Tuesday, July 7, 2009
A good friend will...
bail you out of jail and tell you what you did was wrong, but a true friend will be sitting right there next to you and say, "Damn we really f*cked up!"
I have been thinking a lot about the value of friendship. Some say it's like good health, you never appreciate it until it's gone. Me? I think I'm a sad case in that, I am over having friends the way I did as a little girl.
Although we moved ALOT I always managed to meet one girl who was deemed my "best friend." When I was young, we would play all day and break to accomodate our parents, then we'd play some more until it was time to eat dinner, then more play and bed time. I would do this all summer long on a rinse and repeat schedule.
Once I got into school I had friends, but my bestie was the mate I would share all my secrets with. Who I fancied, my favorite singer, my problems at home, etc. As I got older, I learnt that sometimes we must learn who we deem to confide in. I think this is when we learn the danger of gossip. Gossip is something that can take on a form to the point where some people are so ashamed and hurt they don't want to go to school or live. I can't tell you how many adults I know who were bullied in their school years. It's really sad, because we don't start out that way. Sure there are some psychologically off kids out there who are determined to make other people miserable; however, children are generally seeking acceptance.
There are so many lonely people in the world and there need not be. I know I get the twinge of jealousy when I see a group of girls shopping together. I miss the days of hanging out with the girls, shopping, having lunch and mingling "A la Sex and the City" but it's not happening for me.
I think as we get older we spend less time facilitating or even nurturing friendships. It's quite sad most people look to computers or other technology to create friendships. We text, IM, or rely on Myspace and Facebook to keep in touch with friends. I read about some people who have over a hundred thousand "friends" on social sites. How the hell do you have that many friends? Wouldn't you lose track of things like, birthdays, graduations, and other important events? How do you decide what car to drive for you and your thousands of "friends" when you go to a movie or dinner?

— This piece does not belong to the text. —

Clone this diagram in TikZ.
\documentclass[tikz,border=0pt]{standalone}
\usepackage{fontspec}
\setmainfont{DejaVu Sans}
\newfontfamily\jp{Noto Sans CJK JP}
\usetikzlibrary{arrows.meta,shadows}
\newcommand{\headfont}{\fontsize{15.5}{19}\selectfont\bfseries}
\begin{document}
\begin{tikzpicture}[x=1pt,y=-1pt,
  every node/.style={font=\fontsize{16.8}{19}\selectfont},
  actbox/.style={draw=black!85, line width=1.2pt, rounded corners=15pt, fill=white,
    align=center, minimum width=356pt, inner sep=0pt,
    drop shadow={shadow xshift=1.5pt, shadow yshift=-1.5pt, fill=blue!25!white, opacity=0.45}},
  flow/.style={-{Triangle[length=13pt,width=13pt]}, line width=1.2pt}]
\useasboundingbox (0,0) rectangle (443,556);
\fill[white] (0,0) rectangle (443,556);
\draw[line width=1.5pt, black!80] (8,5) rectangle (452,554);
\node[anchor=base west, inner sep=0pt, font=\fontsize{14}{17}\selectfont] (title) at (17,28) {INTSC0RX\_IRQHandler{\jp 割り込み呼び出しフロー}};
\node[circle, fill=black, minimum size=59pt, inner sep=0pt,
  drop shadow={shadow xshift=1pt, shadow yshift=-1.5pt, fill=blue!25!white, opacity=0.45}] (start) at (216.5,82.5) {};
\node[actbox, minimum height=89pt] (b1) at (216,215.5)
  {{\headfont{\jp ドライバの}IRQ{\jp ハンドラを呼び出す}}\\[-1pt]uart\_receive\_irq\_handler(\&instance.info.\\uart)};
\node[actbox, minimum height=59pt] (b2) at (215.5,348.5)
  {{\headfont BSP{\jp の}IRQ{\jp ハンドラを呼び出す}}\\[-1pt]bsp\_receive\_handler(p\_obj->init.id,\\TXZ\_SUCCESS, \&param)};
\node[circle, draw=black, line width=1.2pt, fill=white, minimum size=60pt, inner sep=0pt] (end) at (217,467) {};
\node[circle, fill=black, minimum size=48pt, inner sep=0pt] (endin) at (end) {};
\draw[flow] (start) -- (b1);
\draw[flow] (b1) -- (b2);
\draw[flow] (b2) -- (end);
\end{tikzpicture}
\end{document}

I don't know, but it seems like the importance of giving back to people is losing against the narcissism of being all about self importance. I could be wrong, but it saddens me to know there are people who don't feel connected to others and are just existing rather than living.
I hope people learn, given there is a war going on, people are losing their homes, jobs and there is no end in sight, how to connect and support one another because, after all, no one is meant to be alone. We weren't created to be alone and all it takes is a smile to get a friendship started.
My challenge for you, get out and start living. Find someone, anyone who enjoys doing what you do and spend time with them. Build a friendship and cherish them as you would a plant and watch it harvest.